Copy every entry word for word. Skip the pictures.

### Given information
******************************

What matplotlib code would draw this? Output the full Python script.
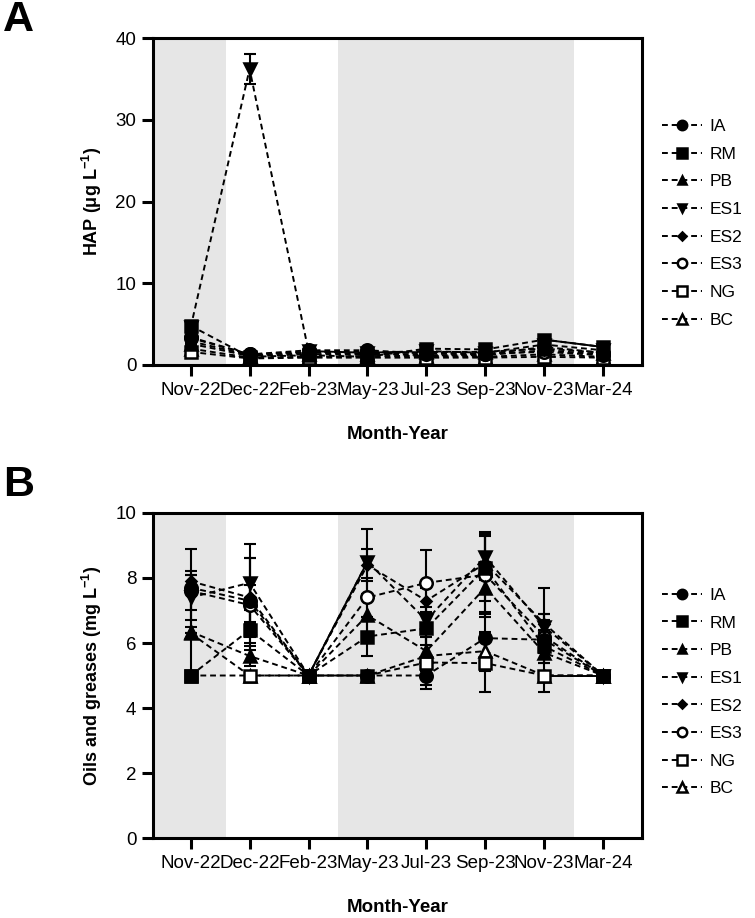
import matplotlib
matplotlib.use("Agg")
import matplotlib.pyplot as plt
import numpy as np

plt.rcParams['font.family'] = ['Liberation Sans', 'DejaVu Sans']
plt.rcParams['mathtext.fontset'] = 'custom'
plt.rcParams['mathtext.rm'] = 'Liberation Sans'
plt.rcParams['mathtext.bf'] = 'Liberation Sans:bold'

months = ['Nov-22', 'Dec-22', 'Feb-23', 'May-23', 'Jul-23', 'Sep-23', 'Nov-23', 'Mar-24']
sites = ['IA', 'RM', 'PB', 'ES1', 'ES2', 'ES3', 'NG', 'BC']

# panel A: HAP (ug/L)
hap = {
    'IA':  [3.3, 1.3, 1.8, 1.8, 1.4, 1.3, 2.2, 1.5],
    'RM':  [4.8, 1.0, 1.2, 1.0, 2.0, 1.9, 3.1, 2.2],
    'PB':  [2.6, 1.1, 1.3, 1.3, 1.6, 1.6, 2.0, 1.5],
    'ES1': [4.6, 36.2, 1.7, 1.5, 1.7, 1.5, 2.5, 1.8],
    'ES2': [2.9, 1.2, 1.5, 1.4, 1.2, 1.2, 1.8, 1.3],
    'ES3': [3.4, 1.3, 1.6, 1.6, 1.5, 1.4, 1.6, 1.2],
    'NG':  [1.6, 0.8, 0.9, 0.9, 0.9, 0.9, 1.0, 0.9],
    'BC':  [2.0, 0.9, 1.0, 1.1, 1.1, 1.0, 1.3, 1.0],
}
hap_err = {
    'IA':  [0.3, 0.1, 0.1, 0.1, 0.1, 0.1, 0.2, 0.1],
    'RM':  [0.3, 0.1, 0.1, 0.1, 0.2, 0.2, 0.3, 0.2],
    'PB':  [0.2, 0.1, 0.1, 0.1, 0.1, 0.1, 0.2, 0.1],
    'ES1': [0.3, 1.8, 0.1, 0.1, 0.1, 0.1, 0.2, 0.1],
    'ES2': [0.2, 0.1, 0.1, 0.1, 0.1, 0.1, 0.1, 0.1],
    'ES3': [0.2, 0.1, 0.1, 0.1, 0.1, 0.1, 0.1, 0.1],
    'NG':  [0.1, 0.1, 0.1, 0.1, 0.1, 0.1, 0.1, 0.1],
    'BC':  [0.1, 0.1, 0.1, 0.1, 0.1, 0.1, 0.1, 0.1],
}

# panel B: oils and greases (mg/L)
og = {
    'IA':  [7.7, 7.3, 5.0, 5.0, 5.0, 6.15, 6.1, 5.0],
    'RM':  [5.0, 6.4, 5.0, 6.2, 6.45, 8.3, 5.9, 5.0],
    'PB':  [6.35, 5.6, 5.0, 6.85, 5.75, 7.7, 5.7, 5.0],
    'ES1': [7.4, 7.85, 5.0, 8.5, 6.7, 8.65, 6.5, 5.0],
    'ES2': [7.9, 7.4, 5.0, 8.4, 7.3, 8.45, 6.6, 5.0],
    'ES3': [7.6, 7.17, 5.0, 7.4, 7.85, 8.1, 6.2, 5.0],
    'NG':  [5.0, 5.0, 5.0, 5.0, 5.4, 5.38, 5.0, 5.0],
    'BC':  [6.3, 5.0, 5.0, 5.0, 5.6, 5.75, 5.0, 5.0],
}
og_err = {
    'IA':  [1.2, 1.3, 0.0, 0.0, 0.0, 0.8, 1.6, 0.0],
    'RM':  [0.0, 0.6, 0.0, 0.6, 0.5, 1.0, 0.5, 0.0],
    'PB':  [1.3, 0.3, 0.0, 0.5, 0.6, 0.8, 0.3, 0.0],
    'ES1': [0.7, 1.2, 0.0, 1.0, 0.4, 0.7, 0.4, 0.0],
    'ES2': [0.2, 1.2, 0.0, 0.5, 0.4, 0.9, 0.3, 0.0],
    'ES3': [0.6, 0.6, 0.0, 0.6, 1.0, 1.3, 0.5, 0.0],
    'NG':  [0.0, 0.0, 0.0, 0.0, 0.8, 0.9, 0.0, 0.0],
    'BC':  [0.0, 0.0, 0.0, 0.0, 0.9, 0.6, 0.0, 0.0],
}

# segments that come out as solid lines (series, start index)
solid_a = [('RM', 6)]
solid_b = [('ES1', 2), ('NG', 6)]

markers = {'IA': 'o', 'RM': 's', 'PB': '^', 'ES1': 'v', 'ES2': 'D',
           'ES3': 'o', 'NG': 's', 'BC': '^'}
hollow = ['ES3', 'NG', 'BC']
msize = {'IA': 9, 'RM': 9, 'PB': 8, 'ES1': 8, 'ES2': 5.5, 'ES3': 9, 'NG': 9, 'BC': 9}

x = np.arange(len(months))
shade = [(-0.64, 0.6), (2.5, 6.5)]

fig = plt.figure(figsize=(7.55, 9.18), dpi=100)
axA = fig.add_axes([0.2026, 0.6024, 0.6477, 0.3562])
axB = fig.add_axes([0.2026, 0.0871, 0.6477, 0.3541])


def draw(ax, data, err, solid, ylim, yticks, ylabel, leg_y):
    for a, b in shade:
        ax.axvspan(a, b, color='#e6e6e6', lw=0, zorder=0)
    handles = []
    n = len(sites)
    for k, s in enumerate(sites):
        fc = 'white' if s in hollow else 'black'
        z = 3 + (n - k) * 0.1  # first series ends up on top
        ax.errorbar(x, data[s], yerr=err[s], fmt='none', ecolor='black',
                    elinewidth=1.5, capsize=4, capthick=1.5, zorder=2)
        h, = ax.plot(x, data[s], ls=(0, (3, 2)), lw=1.4, color='black',
                     marker=markers[s], ms=msize[s], mfc=fc, mec='black',
                     mew=1.8, zorder=z, label=s)
        handles.append(h)
    for s, i in solid:
        ax.plot(x[i:i + 2], data[s][i:i + 2], ls='-', lw=1.4, color='black', zorder=3)
    ax.set_xlim(-0.64, 7.66)
    ax.set_ylim(*ylim)
    ax.set_yticks(yticks)
    ax.set_xticks(x)
    ax.set_xticklabels(months)
    for sp in ax.spines.values():
        sp.set_linewidth(2.2)
    ax.tick_params(width=2.2, length=8, labelsize=13.5, pad=4)
    ax.set_xlabel('Month-Year', fontsize=13.5, fontweight='bold', labelpad=20)
    ax.set_ylabel(ylabel, fontsize=13, fontweight='bold', labelpad=8)
    leg = ax.legend(handles=handles, loc='upper left', bbox_to_anchor=(1.01, leg_y),
                    frameon=False, fontsize=12.5, handlelength=2.3, handletextpad=0.4,
                    labelspacing=0.72, markerscale=0.75)
    return leg


draw(axA, hap, hap_err, solid_a, (0, 40), [0, 10, 20, 30, 40],
     r'HAP ($\mathbf{\mu}$g L$^{\mathbf{-1}}$)', 0.80)
draw(axB, og, og_err, solid_b, (0, 10), [0, 2, 4, 6, 8, 10],
     r'Oils and greases (mg L$^{\mathbf{-1}}$)', 0.818)

fig.text(0.004, 1.0, 'A', fontsize=31, fontweight='bold', va='top')
fig.text(0.004, 0.493, 'B', fontsize=31, fontweight='bold', va='top')

fig.savefig('out.png', dpi=100)
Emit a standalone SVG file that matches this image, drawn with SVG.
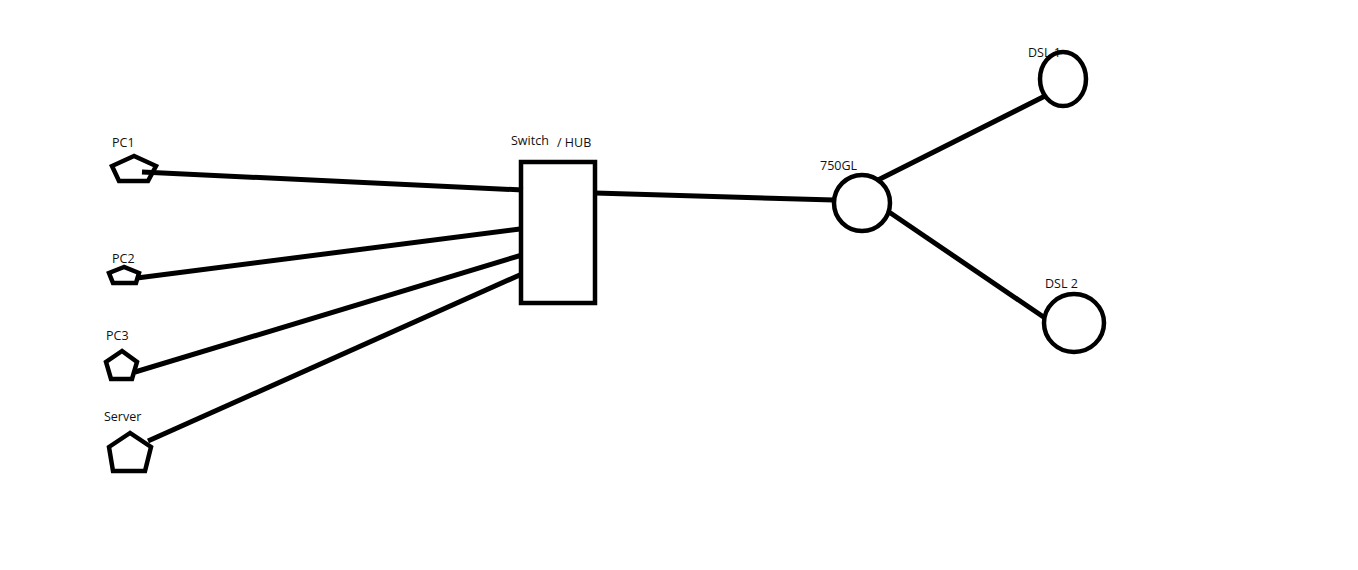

******************************

### The result
What matplotlib code would draw this? Output the full Python script.
import matplotlib
matplotlib.use("Agg")
import matplotlib.pyplot as plt
import numpy as np

plt.rcParams['font.family'] = ['Liberation Sans', 'DejaVu Sans']
plt.rcParams['mathtext.fontset'] = 'custom'
plt.rcParams['mathtext.rm'] = 'Liberation Sans'
plt.rcParams['mathtext.bf'] = 'Liberation Sans:bold'

months = ['Nov-22', 'Dec-22', 'Feb-23', 'May-23', 'Jul-23', 'Sep-23', 'Nov-23', 'Mar-24']
sites = ['IA', 'RM', 'PB', 'ES1', 'ES2', 'ES3', 'NG', 'BC']

# panel A: HAP (ug/L)
hap = {
    'IA':  [3.3, 1.3, 1.8, 1.8, 1.4, 1.3, 2.2, 1.5],
    'RM':  [4.8, 1.0, 1.2, 1.0, 2.0, 1.9, 3.1, 2.2],
    'PB':  [2.6, 1.1, 1.3, 1.3, 1.6, 1.6, 2.0, 1.5],
    'ES1': [4.6, 36.2, 1.7, 1.5, 1.7, 1.5, 2.5, 1.8],
    'ES2': [2.9, 1.2, 1.5, 1.4, 1.2, 1.2, 1.8, 1.3],
    'ES3': [3.4, 1.3, 1.6, 1.6, 1.5, 1.4, 1.6, 1.2],
    'NG':  [1.6, 0.8, 0.9, 0.9, 0.9, 0.9, 1.0, 0.9],
    'BC':  [2.0, 0.9, 1.0, 1.1, 1.1, 1.0, 1.3, 1.0],
}
hap_err = {
    'IA':  [0.3, 0.1, 0.1, 0.1, 0.1, 0.1, 0.2, 0.1],
    'RM':  [0.3, 0.1, 0.1, 0.1, 0.2, 0.2, 0.3, 0.2],
    'PB':  [0.2, 0.1, 0.1, 0.1, 0.1, 0.1, 0.2, 0.1],
    'ES1': [0.3, 1.8, 0.1, 0.1, 0.1, 0.1, 0.2, 0.1],
    'ES2': [0.2, 0.1, 0.1, 0.1, 0.1, 0.1, 0.1, 0.1],
    'ES3': [0.2, 0.1, 0.1, 0.1, 0.1, 0.1, 0.1, 0.1],
    'NG':  [0.1, 0.1, 0.1, 0.1, 0.1, 0.1, 0.1, 0.1],
    'BC':  [0.1, 0.1, 0.1, 0.1, 0.1, 0.1, 0.1, 0.1],
}

# panel B: oils and greases (mg/L)
og = {
    'IA':  [7.7, 7.3, 5.0, 5.0, 5.0, 6.15, 6.1, 5.0],
    'RM':  [5.0, 6.4, 5.0, 6.2, 6.45, 8.3, 5.9, 5.0],
    'PB':  [6.35, 5.6, 5.0, 6.85, 5.75, 7.7, 5.7, 5.0],
    'ES1': [7.4, 7.85, 5.0, 8.5, 6.7, 8.65, 6.5, 5.0],
    'ES2': [7.9, 7.4, 5.0, 8.4, 7.3, 8.45, 6.6, 5.0],
    'ES3': [7.6, 7.17, 5.0, 7.4, 7.85, 8.1, 6.2, 5.0],
    'NG':  [5.0, 5.0, 5.0, 5.0, 5.4, 5.38, 5.0, 5.0],
    'BC':  [6.3, 5.0, 5.0, 5.0, 5.6, 5.75, 5.0, 5.0],
}
og_err = {
    'IA':  [1.2, 1.3, 0.0, 0.0, 0.0, 0.8, 1.6, 0.0],
    'RM':  [0.0, 0.6, 0.0, 0.6, 0.5, 1.0, 0.5, 0.0],
    'PB':  [1.3, 0.3, 0.0, 0.5, 0.6, 0.8, 0.3, 0.0],
    'ES1': [0.7, 1.2, 0.0, 1.0, 0.4, 0.7, 0.4, 0.0],
    'ES2': [0.2, 1.2, 0.0, 0.5, 0.4, 0.9, 0.3, 0.0],
    'ES3': [0.6, 0.6, 0.0, 0.6, 1.0, 1.3, 0.5, 0.0],
    'NG':  [0.0, 0.0, 0.0, 0.0, 0.8, 0.9, 0.0, 0.0],
    'BC':  [0.0, 0.0, 0.0, 0.0, 0.9, 0.6, 0.0, 0.0],
}

# segments that come out as solid lines (series, start index)
solid_a = [('RM', 6)]
solid_b = [('ES1', 2), ('NG', 6)]

markers = {'IA': 'o', 'RM': 's', 'PB': '^', 'ES1': 'v', 'ES2': 'D',
           'ES3': 'o', 'NG': 's', 'BC': '^'}
hollow = ['ES3', 'NG', 'BC']
msize = {'IA': 9, 'RM': 9, 'PB': 8, 'ES1': 8, 'ES2': 5.5, 'ES3': 9, 'NG': 9, 'BC': 9}

x = np.arange(len(months))
shade = [(-0.64, 0.6), (2.5, 6.5)]

fig = plt.figure(figsize=(7.55, 9.18), dpi=100)
axA = fig.add_axes([0.2026, 0.6024, 0.6477, 0.3562])
axB = fig.add_axes([0.2026, 0.0871, 0.6477, 0.3541])


def draw(ax, data, err, solid, ylim, yticks, ylabel, leg_y):
    for a, b in shade:
        ax.axvspan(a, b, color='#e6e6e6', lw=0, zorder=0)
    handles = []
    n = len(sites)
    for k, s in enumerate(sites):
        fc = 'white' if s in hollow else 'black'
        z = 3 + (n - k) * 0.1  # first series ends up on top
        ax.errorbar(x, data[s], yerr=err[s], fmt='none', ecolor='black',
                    elinewidth=1.5, capsize=4, capthick=1.5, zorder=2)
        h, = ax.plot(x, data[s], ls=(0, (3, 2)), lw=1.4, color='black',
                     marker=markers[s], ms=msize[s], mfc=fc, mec='black',
                     mew=1.8, zorder=z, label=s)
        handles.append(h)
    for s, i in solid:
        ax.plot(x[i:i + 2], data[s][i:i + 2], ls='-', lw=1.4, color='black', zorder=3)
    ax.set_xlim(-0.64, 7.66)
    ax.set_ylim(*ylim)
    ax.set_yticks(yticks)
    ax.set_xticks(x)
    ax.set_xticklabels(months)
    for sp in ax.spines.values():
        sp.set_linewidth(2.2)
    ax.tick_params(width=2.2, length=8, labelsize=13.5, pad=4)
    ax.set_xlabel('Month-Year', fontsize=13.5, fontweight='bold', labelpad=20)
    ax.set_ylabel(ylabel, fontsize=13, fontweight='bold', labelpad=8)
    leg = ax.legend(handles=handles, loc='upper left', bbox_to_anchor=(1.01, leg_y),
                    frameon=False, fontsize=12.5, handlelength=2.3, handletextpad=0.4,
                    labelspacing=0.72, markerscale=0.75)
    return leg


draw(axA, hap, hap_err, solid_a, (0, 40), [0, 10, 20, 30, 40],
     r'HAP ($\mathbf{\mu}$g L$^{\mathbf{-1}}$)', 0.80)
draw(axB, og, og_err, solid_b, (0, 10), [0, 2, 4, 6, 8, 10],
     r'Oils and greases (mg L$^{\mathbf{-1}}$)', 0.818)

fig.text(0.004, 1.0, 'A', fontsize=31, fontweight='bold', va='top')
fig.text(0.004, 0.493, 'B', fontsize=31, fontweight='bold', va='top')

fig.savefig('out.png', dpi=100)
Emit a standalone SVG file that matches this image, drawn with SVG.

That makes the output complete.